● **SUPPLIED INFORMATION**:
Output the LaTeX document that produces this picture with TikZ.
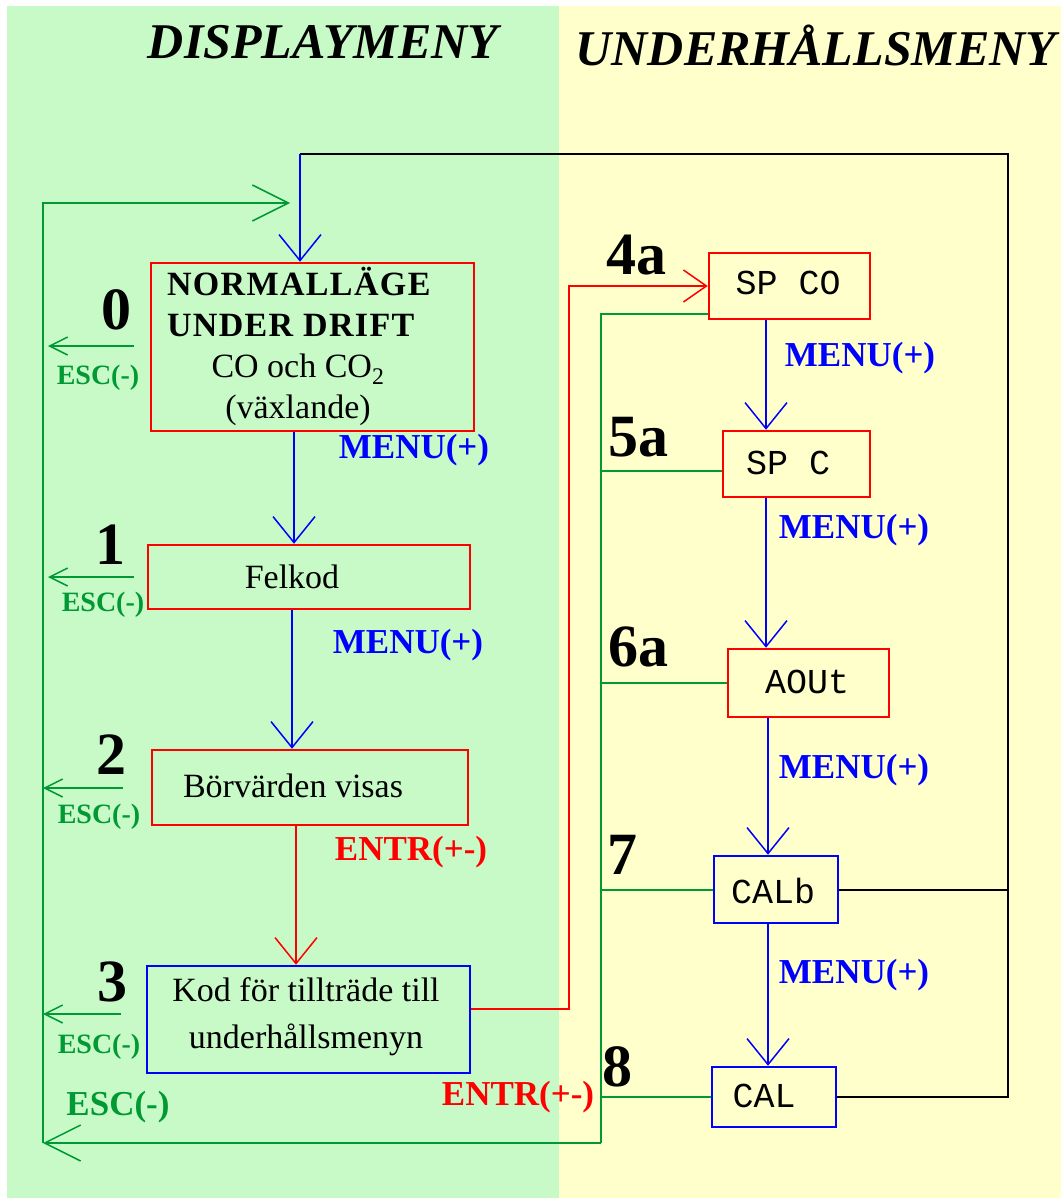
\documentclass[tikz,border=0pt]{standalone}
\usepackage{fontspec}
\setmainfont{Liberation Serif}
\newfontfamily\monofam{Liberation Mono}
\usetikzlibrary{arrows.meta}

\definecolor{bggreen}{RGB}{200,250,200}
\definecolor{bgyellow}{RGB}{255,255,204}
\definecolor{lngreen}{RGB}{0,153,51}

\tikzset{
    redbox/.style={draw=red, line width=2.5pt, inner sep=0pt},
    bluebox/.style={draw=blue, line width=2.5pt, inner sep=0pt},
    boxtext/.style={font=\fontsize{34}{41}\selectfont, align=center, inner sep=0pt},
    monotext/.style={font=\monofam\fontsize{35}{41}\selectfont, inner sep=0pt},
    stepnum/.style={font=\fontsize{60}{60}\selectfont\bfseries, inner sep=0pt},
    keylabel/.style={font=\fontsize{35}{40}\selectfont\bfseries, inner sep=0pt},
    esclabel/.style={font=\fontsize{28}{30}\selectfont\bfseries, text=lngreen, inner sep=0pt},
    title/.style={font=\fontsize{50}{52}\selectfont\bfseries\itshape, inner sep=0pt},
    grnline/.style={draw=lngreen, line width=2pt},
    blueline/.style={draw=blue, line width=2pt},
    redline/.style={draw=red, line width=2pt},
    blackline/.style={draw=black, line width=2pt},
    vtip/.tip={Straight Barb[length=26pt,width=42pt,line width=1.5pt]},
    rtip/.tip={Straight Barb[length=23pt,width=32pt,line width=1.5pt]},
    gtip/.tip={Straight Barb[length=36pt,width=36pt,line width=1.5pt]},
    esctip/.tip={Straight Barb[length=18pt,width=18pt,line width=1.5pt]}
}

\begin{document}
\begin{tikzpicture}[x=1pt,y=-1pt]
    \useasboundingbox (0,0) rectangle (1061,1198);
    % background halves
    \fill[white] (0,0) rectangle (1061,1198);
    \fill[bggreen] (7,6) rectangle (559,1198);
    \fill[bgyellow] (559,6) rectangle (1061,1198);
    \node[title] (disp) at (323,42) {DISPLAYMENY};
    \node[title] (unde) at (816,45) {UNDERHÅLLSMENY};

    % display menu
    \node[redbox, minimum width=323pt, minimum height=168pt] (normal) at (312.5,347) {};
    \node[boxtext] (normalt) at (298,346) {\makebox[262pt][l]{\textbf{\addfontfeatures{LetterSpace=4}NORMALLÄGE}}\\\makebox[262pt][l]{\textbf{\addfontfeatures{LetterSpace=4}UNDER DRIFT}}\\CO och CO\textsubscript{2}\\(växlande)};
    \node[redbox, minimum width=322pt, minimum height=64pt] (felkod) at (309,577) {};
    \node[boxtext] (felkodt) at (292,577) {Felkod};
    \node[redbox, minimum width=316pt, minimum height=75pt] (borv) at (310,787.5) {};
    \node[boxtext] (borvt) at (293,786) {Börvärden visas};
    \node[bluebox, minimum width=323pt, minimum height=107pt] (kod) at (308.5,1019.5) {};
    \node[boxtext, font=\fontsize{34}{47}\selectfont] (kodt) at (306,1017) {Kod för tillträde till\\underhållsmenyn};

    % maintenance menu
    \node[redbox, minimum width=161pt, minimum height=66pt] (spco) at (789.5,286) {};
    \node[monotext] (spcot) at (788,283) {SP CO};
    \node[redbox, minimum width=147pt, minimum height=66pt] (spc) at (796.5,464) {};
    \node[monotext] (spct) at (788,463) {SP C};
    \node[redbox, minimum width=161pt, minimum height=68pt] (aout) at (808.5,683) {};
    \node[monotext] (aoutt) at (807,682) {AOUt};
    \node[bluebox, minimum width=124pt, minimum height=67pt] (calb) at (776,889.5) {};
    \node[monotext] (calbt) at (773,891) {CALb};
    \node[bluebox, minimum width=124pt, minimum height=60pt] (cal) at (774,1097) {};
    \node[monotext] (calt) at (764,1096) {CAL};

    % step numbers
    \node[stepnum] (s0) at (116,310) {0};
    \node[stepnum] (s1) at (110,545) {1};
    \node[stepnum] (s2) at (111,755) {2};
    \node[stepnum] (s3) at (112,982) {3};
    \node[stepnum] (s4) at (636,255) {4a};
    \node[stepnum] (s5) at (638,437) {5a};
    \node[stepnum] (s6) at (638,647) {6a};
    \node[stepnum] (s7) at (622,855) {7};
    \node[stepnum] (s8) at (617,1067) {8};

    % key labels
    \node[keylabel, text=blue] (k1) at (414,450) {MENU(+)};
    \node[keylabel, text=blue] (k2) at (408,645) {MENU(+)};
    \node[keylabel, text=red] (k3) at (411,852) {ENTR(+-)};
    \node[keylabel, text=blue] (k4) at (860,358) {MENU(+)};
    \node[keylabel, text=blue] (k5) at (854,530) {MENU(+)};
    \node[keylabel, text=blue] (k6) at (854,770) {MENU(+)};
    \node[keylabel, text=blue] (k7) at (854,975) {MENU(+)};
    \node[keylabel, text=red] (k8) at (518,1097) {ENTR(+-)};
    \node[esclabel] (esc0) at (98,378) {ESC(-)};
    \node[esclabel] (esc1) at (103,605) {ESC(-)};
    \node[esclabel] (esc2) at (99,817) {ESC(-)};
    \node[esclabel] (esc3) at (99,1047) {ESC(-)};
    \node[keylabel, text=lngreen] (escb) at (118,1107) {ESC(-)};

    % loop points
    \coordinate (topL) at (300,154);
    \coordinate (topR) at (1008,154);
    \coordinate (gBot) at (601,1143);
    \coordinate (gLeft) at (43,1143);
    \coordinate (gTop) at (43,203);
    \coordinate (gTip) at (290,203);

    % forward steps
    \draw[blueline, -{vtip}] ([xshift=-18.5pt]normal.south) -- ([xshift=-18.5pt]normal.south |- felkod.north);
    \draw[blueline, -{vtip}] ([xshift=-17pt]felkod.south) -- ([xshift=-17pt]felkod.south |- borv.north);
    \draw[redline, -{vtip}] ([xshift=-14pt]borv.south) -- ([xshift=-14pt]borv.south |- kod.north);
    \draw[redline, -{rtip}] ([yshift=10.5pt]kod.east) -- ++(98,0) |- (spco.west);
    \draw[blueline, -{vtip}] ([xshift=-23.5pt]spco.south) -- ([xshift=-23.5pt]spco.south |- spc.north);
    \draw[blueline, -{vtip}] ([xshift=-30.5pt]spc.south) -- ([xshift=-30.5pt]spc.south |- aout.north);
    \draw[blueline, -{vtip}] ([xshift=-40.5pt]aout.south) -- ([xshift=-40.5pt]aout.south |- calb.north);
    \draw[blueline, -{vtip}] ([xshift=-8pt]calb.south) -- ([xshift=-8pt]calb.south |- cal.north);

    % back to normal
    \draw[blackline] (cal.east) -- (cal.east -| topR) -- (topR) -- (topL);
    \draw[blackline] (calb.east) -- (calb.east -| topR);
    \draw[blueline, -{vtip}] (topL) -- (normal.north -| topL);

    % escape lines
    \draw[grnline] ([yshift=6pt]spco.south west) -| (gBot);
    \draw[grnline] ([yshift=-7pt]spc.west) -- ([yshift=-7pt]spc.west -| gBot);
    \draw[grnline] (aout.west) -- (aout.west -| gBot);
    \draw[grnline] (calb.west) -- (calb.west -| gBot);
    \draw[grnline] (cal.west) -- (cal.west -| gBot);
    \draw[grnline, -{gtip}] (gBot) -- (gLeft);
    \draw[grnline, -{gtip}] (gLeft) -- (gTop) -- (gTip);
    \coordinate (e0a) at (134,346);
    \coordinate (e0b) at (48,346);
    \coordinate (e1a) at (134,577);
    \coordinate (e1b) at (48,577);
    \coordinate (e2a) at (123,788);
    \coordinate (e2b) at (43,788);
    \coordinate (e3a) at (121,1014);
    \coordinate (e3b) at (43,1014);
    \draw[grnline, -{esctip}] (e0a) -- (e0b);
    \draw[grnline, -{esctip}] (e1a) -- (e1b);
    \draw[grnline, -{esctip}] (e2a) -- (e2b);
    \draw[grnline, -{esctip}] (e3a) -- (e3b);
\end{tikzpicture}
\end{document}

* * *

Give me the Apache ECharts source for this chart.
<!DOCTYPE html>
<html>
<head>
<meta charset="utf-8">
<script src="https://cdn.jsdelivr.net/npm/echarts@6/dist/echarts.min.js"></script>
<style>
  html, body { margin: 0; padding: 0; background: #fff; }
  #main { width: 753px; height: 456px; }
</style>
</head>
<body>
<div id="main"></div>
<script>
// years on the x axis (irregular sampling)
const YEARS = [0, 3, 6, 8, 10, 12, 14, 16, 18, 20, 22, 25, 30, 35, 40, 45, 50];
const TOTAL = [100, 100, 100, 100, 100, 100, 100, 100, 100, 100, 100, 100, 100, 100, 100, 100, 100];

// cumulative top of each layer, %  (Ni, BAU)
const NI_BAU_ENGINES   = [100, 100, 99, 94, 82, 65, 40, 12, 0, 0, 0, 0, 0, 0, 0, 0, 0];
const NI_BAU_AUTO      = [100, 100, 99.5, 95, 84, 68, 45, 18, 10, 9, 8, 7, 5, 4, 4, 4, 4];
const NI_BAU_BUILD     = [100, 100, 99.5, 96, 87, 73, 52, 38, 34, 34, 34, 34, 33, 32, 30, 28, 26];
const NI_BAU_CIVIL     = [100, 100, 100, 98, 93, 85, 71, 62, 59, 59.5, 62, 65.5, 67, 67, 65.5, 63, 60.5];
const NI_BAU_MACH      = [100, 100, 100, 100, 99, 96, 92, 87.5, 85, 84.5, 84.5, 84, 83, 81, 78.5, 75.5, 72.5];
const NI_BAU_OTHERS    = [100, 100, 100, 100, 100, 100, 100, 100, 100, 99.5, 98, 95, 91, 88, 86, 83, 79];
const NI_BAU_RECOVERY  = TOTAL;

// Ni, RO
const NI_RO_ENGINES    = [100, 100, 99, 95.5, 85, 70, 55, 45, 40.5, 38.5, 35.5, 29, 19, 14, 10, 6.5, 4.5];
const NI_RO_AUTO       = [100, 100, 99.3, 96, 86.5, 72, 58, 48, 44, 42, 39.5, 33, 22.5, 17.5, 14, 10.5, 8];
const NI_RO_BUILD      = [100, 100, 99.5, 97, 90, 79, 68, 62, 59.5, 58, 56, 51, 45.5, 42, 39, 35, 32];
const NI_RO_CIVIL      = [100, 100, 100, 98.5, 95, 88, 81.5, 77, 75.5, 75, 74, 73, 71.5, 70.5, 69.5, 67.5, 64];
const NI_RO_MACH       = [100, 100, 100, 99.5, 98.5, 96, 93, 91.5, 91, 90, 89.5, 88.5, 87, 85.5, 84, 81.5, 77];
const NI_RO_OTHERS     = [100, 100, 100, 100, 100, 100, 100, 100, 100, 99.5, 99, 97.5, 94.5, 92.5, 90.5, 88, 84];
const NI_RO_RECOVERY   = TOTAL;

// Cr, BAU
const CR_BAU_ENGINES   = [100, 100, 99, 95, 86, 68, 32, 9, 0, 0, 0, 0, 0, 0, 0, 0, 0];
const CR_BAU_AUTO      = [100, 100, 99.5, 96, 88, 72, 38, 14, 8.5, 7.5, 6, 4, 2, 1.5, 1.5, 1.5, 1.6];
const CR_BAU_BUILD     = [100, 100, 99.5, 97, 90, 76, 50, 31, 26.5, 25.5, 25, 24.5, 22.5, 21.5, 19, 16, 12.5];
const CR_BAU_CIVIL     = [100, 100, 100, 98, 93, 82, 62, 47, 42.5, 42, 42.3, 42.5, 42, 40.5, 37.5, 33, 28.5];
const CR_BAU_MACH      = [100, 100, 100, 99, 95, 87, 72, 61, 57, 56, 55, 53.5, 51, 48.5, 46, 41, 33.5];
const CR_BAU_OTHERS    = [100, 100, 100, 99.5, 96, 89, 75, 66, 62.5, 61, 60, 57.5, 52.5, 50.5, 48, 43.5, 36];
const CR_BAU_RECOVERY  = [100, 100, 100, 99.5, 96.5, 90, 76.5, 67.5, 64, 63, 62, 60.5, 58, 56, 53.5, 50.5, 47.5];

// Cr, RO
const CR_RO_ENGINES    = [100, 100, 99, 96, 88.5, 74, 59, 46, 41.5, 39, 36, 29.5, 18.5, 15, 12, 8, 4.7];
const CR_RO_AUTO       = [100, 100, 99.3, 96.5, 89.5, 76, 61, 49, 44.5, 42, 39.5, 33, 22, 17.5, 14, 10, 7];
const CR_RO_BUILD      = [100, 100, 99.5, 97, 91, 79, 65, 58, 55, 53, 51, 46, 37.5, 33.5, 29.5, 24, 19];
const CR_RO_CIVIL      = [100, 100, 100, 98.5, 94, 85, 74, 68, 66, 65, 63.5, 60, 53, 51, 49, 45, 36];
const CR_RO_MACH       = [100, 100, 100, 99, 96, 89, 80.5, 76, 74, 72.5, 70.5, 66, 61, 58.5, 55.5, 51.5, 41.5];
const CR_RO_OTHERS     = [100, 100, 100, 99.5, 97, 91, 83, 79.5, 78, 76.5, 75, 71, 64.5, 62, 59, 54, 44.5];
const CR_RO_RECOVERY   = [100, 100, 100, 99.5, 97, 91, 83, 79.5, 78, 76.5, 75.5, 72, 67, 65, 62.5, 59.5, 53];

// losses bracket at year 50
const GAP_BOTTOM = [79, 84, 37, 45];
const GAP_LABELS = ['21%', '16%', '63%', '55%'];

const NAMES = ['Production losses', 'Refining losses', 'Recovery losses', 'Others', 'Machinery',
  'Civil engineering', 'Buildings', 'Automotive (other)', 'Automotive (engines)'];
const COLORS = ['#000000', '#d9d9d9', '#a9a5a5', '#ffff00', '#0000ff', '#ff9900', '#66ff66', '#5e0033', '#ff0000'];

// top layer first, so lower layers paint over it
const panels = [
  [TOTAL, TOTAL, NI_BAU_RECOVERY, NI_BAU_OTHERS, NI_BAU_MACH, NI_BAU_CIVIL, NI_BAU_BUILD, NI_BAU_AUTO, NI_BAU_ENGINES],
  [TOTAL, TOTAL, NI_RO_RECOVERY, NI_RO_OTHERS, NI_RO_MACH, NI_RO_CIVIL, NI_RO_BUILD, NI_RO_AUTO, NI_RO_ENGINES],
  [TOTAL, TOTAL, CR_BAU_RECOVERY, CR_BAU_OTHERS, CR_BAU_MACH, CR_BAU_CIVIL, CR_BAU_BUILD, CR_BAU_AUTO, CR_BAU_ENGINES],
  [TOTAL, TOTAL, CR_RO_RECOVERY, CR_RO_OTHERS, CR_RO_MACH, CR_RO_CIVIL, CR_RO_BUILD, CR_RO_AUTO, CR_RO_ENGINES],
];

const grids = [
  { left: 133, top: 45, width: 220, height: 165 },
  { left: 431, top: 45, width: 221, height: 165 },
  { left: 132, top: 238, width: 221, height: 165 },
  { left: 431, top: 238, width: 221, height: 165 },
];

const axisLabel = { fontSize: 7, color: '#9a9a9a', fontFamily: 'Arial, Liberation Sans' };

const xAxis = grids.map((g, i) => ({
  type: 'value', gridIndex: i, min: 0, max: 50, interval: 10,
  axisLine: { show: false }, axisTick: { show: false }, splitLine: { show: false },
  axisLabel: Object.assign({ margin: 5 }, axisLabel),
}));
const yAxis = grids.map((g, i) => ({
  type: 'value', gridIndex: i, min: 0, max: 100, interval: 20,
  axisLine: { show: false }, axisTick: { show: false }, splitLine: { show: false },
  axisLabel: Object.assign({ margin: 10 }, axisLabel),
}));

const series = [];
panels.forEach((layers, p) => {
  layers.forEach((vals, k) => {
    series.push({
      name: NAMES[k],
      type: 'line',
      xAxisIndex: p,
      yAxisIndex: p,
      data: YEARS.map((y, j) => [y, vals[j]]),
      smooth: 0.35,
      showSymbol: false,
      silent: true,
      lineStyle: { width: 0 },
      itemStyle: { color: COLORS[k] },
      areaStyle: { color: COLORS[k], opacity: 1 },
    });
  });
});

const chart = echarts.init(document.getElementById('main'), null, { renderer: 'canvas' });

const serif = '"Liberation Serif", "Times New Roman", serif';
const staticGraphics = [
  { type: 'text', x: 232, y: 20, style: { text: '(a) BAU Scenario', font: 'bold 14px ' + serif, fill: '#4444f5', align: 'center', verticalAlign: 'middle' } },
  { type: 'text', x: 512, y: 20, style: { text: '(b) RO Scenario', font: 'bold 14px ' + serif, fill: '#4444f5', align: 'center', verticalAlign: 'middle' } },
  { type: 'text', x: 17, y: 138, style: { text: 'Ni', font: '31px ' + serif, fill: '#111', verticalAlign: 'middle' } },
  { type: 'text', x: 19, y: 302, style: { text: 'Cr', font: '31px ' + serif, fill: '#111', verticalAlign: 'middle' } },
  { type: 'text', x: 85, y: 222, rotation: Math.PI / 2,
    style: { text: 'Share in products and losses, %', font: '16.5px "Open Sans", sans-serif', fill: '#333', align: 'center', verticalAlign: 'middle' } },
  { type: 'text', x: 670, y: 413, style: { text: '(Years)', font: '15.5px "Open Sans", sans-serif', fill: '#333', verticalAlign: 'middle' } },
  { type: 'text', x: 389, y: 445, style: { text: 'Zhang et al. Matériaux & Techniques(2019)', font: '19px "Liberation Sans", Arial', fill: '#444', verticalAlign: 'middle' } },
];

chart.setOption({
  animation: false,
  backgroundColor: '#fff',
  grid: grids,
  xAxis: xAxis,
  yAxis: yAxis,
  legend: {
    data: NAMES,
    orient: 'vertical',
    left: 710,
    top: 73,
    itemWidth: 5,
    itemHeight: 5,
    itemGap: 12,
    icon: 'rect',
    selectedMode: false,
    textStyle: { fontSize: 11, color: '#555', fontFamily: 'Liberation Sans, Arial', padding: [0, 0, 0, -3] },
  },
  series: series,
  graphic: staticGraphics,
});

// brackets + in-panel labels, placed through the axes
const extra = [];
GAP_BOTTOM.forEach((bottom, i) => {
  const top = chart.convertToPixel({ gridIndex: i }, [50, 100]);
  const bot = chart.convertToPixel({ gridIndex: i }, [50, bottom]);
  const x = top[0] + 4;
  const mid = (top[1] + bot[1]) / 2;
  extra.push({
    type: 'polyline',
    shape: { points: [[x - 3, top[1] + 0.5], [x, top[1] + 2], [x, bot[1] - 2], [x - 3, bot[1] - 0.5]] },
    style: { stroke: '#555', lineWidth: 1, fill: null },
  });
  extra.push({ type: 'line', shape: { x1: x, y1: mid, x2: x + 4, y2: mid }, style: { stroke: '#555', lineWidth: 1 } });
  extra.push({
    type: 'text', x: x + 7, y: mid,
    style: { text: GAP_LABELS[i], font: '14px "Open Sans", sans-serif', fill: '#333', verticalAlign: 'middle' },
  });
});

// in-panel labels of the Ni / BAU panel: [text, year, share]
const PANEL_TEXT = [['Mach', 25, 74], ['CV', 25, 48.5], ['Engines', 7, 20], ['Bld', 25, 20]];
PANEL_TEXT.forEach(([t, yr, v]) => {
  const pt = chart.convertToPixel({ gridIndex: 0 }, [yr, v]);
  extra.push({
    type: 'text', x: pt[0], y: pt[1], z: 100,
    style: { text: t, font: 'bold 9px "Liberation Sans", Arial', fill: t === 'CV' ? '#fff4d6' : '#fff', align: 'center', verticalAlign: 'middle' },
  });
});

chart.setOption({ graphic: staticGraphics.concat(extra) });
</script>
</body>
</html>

● **SET EXERCISE**: Pictures in the material above should be skipped; print exactly the lines from the one with "Output the LaTeX" through the one with "(unde) at (816,45)".

● **EXPECTED ANSWER**:
Output the LaTeX document that produces this picture with TikZ.
\documentclass[tikz,border=0pt]{standalone}
\usepackage{fontspec}
\setmainfont{Liberation Serif}
\newfontfamily\monofam{Liberation Mono}
\usetikzlibrary{arrows.meta}

\definecolor{bggreen}{RGB}{200,250,200}
\definecolor{bgyellow}{RGB}{255,255,204}
\definecolor{lngreen}{RGB}{0,153,51}

\tikzset{
    redbox/.style={draw=red, line width=2.5pt, inner sep=0pt},
    bluebox/.style={draw=blue, line width=2.5pt, inner sep=0pt},
    boxtext/.style={font=\fontsize{34}{41}\selectfont, align=center, inner sep=0pt},
    monotext/.style={font=\monofam\fontsize{35}{41}\selectfont, inner sep=0pt},
    stepnum/.style={font=\fontsize{60}{60}\selectfont\bfseries, inner sep=0pt},
    keylabel/.style={font=\fontsize{35}{40}\selectfont\bfseries, inner sep=0pt},
    esclabel/.style={font=\fontsize{28}{30}\selectfont\bfseries, text=lngreen, inner sep=0pt},
    title/.style={font=\fontsize{50}{52}\selectfont\bfseries\itshape, inner sep=0pt},
    grnline/.style={draw=lngreen, line width=2pt},
    blueline/.style={draw=blue, line width=2pt},
    redline/.style={draw=red, line width=2pt},
    blackline/.style={draw=black, line width=2pt},
    vtip/.tip={Straight Barb[length=26pt,width=42pt,line width=1.5pt]},
    rtip/.tip={Straight Barb[length=23pt,width=32pt,line width=1.5pt]},
    gtip/.tip={Straight Barb[length=36pt,width=36pt,line width=1.5pt]},
    esctip/.tip={Straight Barb[length=18pt,width=18pt,line width=1.5pt]}
}

\begin{document}
\begin{tikzpicture}[x=1pt,y=-1pt]
    \useasboundingbox (0,0) rectangle (1061,1198);
    % background halves
    \fill[white] (0,0) rectangle (1061,1198);
    \fill[bggreen] (7,6) rectangle (559,1198);
    \fill[bgyellow] (559,6) rectangle (1061,1198);
    \node[title] (disp) at (323,42) {DISPLAYMENY};
    \node[title] (unde) at (816,45) {UNDERHÅLLSMENY};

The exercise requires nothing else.